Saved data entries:
########
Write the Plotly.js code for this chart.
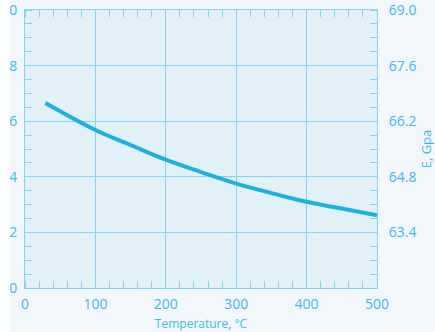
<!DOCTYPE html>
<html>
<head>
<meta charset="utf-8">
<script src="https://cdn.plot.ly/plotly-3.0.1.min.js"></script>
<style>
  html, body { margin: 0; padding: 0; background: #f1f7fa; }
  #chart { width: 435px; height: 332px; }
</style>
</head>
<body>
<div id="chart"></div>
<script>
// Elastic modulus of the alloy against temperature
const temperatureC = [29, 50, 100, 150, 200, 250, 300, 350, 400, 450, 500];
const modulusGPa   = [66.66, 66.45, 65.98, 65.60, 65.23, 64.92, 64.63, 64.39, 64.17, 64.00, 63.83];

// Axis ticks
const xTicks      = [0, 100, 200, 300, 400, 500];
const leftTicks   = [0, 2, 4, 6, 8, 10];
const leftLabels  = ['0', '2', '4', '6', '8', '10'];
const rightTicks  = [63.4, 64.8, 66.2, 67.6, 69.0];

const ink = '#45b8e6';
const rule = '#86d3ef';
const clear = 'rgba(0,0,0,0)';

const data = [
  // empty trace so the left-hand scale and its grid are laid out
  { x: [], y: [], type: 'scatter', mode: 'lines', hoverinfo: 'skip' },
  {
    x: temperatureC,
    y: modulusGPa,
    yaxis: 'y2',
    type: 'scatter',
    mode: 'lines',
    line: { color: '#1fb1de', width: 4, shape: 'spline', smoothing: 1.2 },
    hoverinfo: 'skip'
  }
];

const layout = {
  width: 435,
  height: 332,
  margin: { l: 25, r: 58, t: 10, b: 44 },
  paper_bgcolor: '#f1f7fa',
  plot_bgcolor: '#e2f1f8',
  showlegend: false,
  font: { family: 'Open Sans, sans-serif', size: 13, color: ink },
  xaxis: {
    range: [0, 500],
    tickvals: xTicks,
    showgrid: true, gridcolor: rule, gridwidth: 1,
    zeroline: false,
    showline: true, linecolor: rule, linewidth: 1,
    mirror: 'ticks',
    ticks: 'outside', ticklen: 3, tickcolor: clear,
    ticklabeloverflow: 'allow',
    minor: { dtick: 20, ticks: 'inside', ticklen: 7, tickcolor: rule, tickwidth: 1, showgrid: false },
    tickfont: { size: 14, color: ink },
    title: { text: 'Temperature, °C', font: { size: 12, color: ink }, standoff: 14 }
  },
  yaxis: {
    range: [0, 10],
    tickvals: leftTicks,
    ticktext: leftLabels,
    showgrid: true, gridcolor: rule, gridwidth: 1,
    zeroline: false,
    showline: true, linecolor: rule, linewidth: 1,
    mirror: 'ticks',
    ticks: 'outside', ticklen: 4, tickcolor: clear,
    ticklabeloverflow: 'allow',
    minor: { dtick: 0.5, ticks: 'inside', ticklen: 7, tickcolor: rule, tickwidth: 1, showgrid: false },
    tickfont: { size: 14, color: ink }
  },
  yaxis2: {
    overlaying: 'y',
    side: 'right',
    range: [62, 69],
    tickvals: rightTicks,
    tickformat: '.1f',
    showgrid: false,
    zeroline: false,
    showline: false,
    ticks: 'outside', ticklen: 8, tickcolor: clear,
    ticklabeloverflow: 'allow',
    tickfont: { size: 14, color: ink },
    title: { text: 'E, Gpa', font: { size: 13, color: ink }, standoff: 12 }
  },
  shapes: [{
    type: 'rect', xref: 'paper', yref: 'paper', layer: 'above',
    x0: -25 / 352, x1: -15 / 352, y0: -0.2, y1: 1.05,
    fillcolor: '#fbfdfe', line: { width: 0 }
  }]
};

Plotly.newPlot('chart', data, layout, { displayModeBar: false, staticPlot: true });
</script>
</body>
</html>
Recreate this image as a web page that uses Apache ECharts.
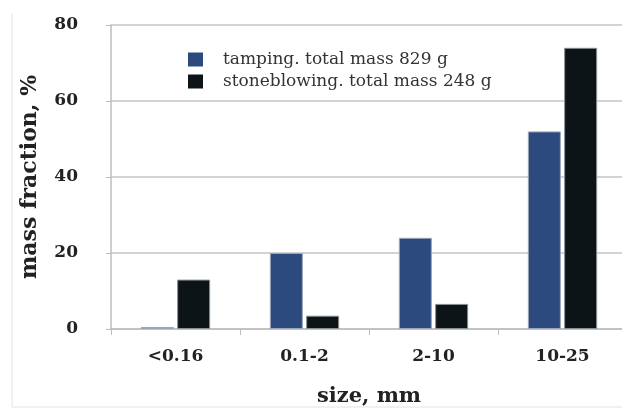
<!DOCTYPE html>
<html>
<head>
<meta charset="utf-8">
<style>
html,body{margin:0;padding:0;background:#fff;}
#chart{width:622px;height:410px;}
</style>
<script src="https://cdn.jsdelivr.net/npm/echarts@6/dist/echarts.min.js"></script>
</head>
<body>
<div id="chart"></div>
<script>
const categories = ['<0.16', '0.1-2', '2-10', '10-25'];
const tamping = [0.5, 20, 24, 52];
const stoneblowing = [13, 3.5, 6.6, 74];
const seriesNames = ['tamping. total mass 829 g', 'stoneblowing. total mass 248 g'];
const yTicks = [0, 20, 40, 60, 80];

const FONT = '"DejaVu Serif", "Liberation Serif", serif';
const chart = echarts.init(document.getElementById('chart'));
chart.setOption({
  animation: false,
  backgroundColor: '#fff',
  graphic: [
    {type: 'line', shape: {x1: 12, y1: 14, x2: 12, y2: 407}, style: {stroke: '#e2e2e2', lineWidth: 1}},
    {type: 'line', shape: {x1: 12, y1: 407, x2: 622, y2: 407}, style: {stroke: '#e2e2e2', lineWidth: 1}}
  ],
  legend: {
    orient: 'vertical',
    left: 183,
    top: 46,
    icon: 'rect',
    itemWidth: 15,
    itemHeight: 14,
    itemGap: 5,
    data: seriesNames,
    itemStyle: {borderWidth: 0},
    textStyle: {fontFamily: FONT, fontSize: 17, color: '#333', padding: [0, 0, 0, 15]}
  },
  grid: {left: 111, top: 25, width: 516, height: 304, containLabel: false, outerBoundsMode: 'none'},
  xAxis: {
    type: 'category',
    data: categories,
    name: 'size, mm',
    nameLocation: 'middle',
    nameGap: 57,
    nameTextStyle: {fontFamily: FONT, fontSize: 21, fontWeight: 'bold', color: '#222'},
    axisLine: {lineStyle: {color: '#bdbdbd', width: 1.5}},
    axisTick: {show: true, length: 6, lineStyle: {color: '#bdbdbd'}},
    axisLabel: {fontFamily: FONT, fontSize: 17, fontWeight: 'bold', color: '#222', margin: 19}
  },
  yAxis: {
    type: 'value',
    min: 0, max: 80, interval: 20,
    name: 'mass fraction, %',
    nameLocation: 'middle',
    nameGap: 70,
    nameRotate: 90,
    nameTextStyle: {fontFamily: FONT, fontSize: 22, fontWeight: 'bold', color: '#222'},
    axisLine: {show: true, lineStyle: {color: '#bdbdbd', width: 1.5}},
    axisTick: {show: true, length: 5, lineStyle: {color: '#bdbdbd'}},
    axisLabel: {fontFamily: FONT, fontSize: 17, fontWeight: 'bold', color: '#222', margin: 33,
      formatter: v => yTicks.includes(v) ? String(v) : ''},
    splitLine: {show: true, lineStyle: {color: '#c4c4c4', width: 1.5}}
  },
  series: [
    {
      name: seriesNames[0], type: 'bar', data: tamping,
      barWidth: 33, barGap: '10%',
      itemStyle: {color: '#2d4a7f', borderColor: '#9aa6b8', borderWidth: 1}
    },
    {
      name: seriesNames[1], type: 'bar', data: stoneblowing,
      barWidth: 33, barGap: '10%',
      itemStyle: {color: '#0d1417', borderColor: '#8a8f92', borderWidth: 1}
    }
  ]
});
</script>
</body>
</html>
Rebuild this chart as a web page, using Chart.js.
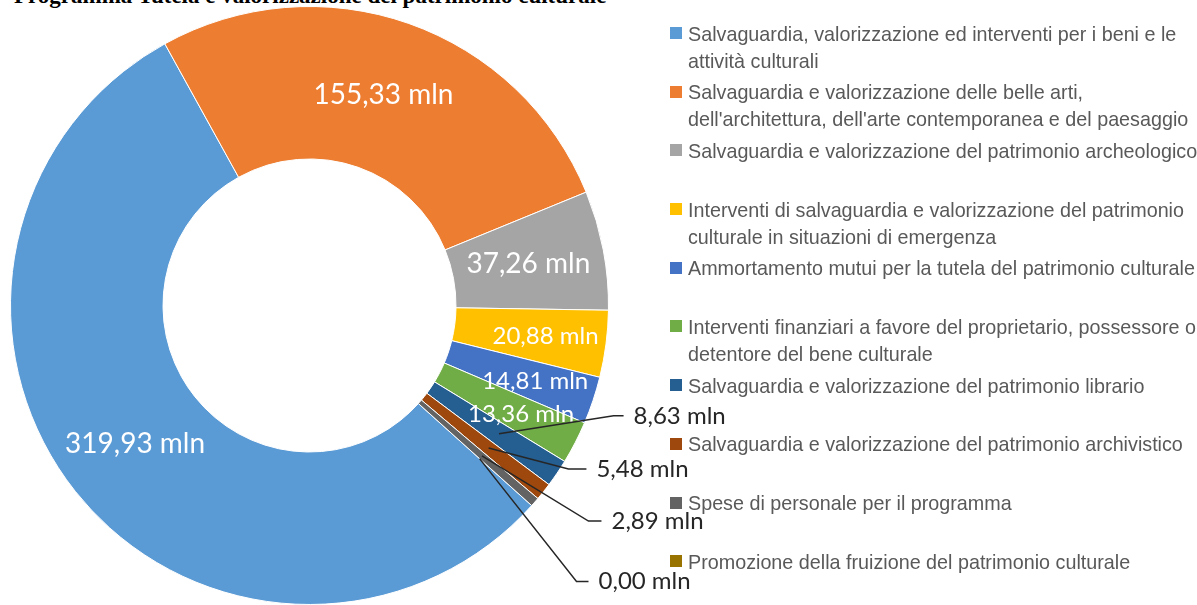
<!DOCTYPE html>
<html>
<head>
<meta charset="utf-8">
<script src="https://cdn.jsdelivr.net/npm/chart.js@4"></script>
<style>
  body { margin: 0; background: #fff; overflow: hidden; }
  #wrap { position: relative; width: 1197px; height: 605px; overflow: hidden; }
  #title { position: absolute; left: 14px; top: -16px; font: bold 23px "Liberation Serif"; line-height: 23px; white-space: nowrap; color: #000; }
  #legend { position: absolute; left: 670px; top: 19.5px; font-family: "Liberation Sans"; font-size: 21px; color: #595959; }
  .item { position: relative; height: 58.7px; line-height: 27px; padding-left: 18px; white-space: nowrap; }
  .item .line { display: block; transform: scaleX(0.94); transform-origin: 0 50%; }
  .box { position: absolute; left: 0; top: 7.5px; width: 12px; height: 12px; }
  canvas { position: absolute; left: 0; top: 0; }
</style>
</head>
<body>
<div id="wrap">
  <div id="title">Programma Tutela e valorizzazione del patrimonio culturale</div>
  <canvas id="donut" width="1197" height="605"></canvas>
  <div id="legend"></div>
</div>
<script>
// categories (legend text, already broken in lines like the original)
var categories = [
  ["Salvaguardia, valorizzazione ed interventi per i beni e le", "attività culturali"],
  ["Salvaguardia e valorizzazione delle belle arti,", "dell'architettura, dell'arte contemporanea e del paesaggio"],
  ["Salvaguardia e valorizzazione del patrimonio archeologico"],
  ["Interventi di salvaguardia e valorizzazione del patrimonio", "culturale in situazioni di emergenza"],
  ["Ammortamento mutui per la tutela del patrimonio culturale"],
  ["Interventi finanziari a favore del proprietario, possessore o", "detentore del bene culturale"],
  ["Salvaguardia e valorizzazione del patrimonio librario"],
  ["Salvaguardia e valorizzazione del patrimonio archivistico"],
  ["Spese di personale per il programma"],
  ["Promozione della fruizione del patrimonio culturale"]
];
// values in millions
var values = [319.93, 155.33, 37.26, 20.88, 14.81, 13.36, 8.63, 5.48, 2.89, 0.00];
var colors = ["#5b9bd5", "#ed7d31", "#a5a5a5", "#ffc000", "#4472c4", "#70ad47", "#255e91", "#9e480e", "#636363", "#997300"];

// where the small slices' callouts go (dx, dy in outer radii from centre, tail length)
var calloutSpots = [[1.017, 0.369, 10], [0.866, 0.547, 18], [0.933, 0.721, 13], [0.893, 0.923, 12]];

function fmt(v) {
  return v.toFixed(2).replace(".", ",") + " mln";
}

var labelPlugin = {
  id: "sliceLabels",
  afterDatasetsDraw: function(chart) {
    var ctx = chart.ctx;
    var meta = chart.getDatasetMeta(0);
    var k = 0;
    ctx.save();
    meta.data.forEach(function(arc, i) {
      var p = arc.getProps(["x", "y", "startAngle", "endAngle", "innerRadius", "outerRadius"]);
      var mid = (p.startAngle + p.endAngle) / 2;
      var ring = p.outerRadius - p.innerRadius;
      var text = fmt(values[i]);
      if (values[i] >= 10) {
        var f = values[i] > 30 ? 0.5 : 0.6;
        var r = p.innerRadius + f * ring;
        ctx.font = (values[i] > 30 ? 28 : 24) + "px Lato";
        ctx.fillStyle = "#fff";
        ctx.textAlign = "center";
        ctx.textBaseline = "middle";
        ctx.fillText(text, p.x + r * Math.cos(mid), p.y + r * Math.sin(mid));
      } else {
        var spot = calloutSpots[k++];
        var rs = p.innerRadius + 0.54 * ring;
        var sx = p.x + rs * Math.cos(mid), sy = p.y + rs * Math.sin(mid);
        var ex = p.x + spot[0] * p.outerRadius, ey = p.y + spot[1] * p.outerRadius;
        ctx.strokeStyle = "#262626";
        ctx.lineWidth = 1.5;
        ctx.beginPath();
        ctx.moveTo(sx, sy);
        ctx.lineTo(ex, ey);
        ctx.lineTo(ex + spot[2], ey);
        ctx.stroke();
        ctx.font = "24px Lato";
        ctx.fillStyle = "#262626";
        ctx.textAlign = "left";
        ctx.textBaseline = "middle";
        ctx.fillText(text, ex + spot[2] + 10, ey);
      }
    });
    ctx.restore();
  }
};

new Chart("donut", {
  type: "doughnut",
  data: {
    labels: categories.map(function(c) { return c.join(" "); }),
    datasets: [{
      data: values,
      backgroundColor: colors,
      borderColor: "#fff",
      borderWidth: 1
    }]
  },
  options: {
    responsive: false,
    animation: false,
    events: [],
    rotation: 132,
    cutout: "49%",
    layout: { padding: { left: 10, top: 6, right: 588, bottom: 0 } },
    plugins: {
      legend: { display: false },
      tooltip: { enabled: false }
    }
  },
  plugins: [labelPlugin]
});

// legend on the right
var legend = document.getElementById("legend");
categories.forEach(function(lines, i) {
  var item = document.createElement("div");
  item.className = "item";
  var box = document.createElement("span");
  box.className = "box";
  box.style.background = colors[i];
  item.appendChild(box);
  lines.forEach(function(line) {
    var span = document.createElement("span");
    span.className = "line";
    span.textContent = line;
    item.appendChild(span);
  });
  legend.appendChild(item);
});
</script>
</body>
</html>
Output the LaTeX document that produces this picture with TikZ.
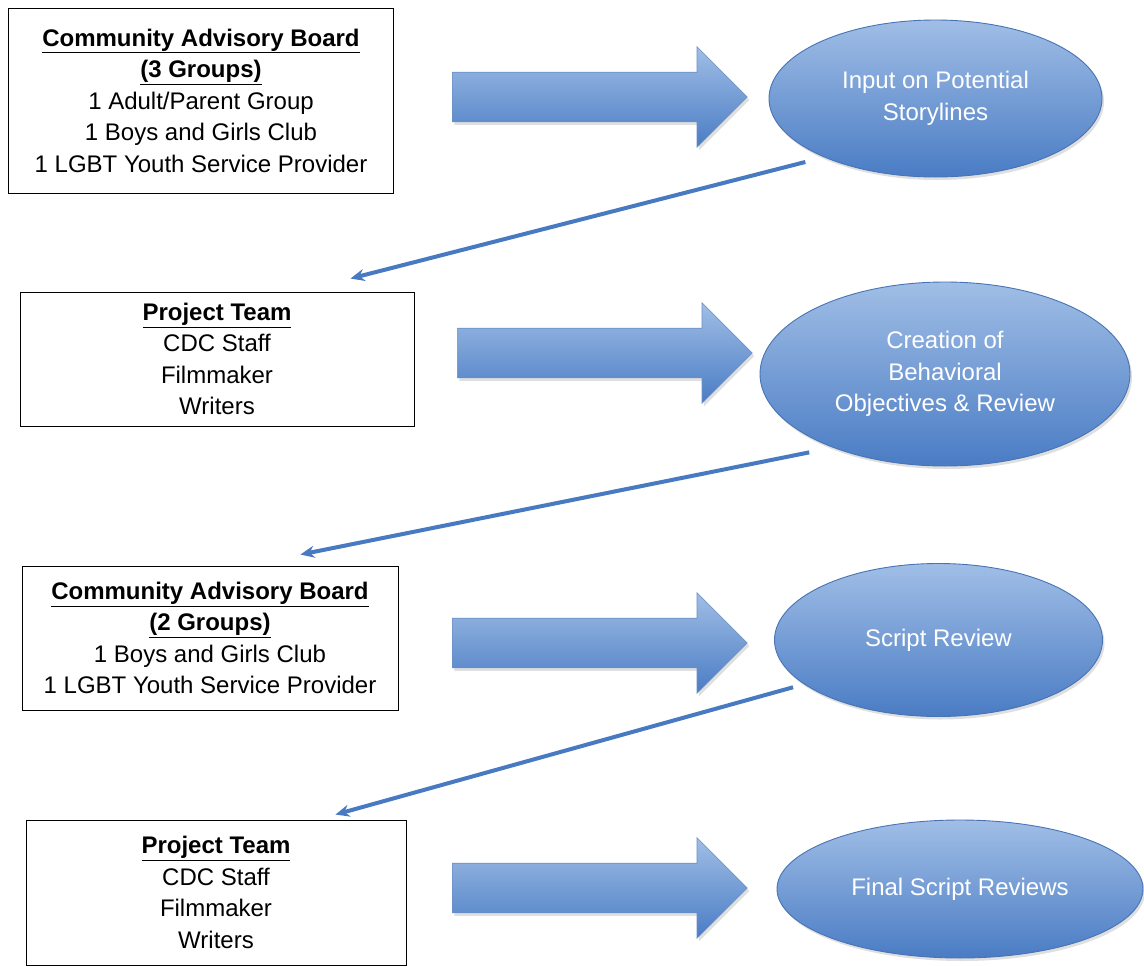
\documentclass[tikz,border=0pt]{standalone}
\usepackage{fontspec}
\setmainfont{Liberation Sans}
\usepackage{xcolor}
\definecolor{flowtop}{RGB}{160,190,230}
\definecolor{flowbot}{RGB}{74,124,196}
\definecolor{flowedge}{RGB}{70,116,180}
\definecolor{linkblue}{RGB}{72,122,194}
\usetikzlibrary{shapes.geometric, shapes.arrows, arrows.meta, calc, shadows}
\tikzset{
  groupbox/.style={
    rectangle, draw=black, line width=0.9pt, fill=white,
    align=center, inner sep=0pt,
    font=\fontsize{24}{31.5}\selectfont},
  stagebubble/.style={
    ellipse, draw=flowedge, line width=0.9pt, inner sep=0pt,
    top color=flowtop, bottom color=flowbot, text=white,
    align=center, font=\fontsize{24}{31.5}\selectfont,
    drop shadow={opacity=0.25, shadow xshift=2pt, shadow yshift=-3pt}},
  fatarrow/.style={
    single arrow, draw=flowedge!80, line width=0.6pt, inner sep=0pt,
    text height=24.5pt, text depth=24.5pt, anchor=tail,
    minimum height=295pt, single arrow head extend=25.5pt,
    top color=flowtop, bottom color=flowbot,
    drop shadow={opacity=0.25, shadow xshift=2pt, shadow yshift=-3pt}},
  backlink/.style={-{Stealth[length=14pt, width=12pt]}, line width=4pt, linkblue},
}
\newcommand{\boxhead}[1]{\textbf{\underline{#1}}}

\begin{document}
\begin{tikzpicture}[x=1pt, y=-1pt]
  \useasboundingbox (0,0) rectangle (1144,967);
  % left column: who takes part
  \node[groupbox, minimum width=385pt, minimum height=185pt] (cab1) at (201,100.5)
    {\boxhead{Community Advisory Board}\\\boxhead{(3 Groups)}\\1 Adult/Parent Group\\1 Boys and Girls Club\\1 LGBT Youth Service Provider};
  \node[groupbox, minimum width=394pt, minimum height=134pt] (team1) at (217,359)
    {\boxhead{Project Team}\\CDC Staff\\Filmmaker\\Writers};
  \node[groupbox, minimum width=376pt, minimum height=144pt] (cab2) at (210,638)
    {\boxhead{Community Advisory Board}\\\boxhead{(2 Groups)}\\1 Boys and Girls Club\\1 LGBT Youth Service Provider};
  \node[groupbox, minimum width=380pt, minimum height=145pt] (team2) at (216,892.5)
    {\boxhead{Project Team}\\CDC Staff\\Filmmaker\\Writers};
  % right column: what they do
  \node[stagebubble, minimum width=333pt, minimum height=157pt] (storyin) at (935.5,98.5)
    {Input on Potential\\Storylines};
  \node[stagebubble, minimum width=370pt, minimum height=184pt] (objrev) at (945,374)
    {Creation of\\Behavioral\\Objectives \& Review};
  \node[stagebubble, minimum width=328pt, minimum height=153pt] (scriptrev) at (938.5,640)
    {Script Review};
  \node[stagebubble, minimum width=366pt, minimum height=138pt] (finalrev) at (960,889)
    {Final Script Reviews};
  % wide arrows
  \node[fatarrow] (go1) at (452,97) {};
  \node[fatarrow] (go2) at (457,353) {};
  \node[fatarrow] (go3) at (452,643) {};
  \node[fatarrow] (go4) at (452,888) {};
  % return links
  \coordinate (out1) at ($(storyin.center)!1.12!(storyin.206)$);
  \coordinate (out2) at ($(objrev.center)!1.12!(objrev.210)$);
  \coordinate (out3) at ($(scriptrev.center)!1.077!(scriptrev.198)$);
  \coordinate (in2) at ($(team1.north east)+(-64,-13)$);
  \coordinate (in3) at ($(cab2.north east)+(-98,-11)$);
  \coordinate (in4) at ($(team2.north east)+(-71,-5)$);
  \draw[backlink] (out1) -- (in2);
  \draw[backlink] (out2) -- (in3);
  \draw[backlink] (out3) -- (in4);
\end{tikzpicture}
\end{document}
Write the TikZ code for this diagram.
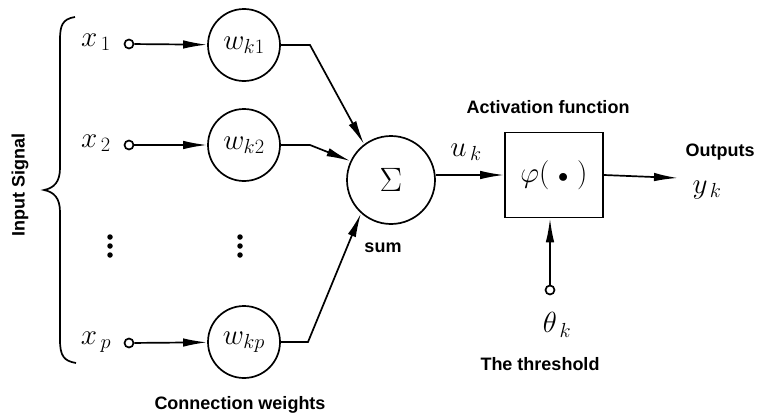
########
# [INSTRUCTIONS TO FOLLOW]
Return only the lines running from the start of the entries above to the line that contains "const clear = 'rgba(0,0,0,0)';", inclusive, and omit every picture.

# [FULL ANSWER]
Write the Plotly.js code for this chart.
<!DOCTYPE html>
<html>
<head>
<meta charset="utf-8">
<script src="https://cdn.plot.ly/plotly-3.0.1.min.js"></script>
<style>
  html, body { margin: 0; padding: 0; background: #f1f7fa; }
  #chart { width: 435px; height: 332px; }
</style>
</head>
<body>
<div id="chart"></div>
<script>
// Elastic modulus of the alloy against temperature
const temperatureC = [29, 50, 100, 150, 200, 250, 300, 350, 400, 450, 500];
const modulusGPa   = [66.66, 66.45, 65.98, 65.60, 65.23, 64.92, 64.63, 64.39, 64.17, 64.00, 63.83];

// Axis ticks
const xTicks      = [0, 100, 200, 300, 400, 500];
const leftTicks   = [0, 2, 4, 6, 8, 10];
const leftLabels  = ['0', '2', '4', '6', '8', '10'];
const rightTicks  = [63.4, 64.8, 66.2, 67.6, 69.0];

const ink = '#45b8e6';
const rule = '#86d3ef';
const clear = 'rgba(0,0,0,0)';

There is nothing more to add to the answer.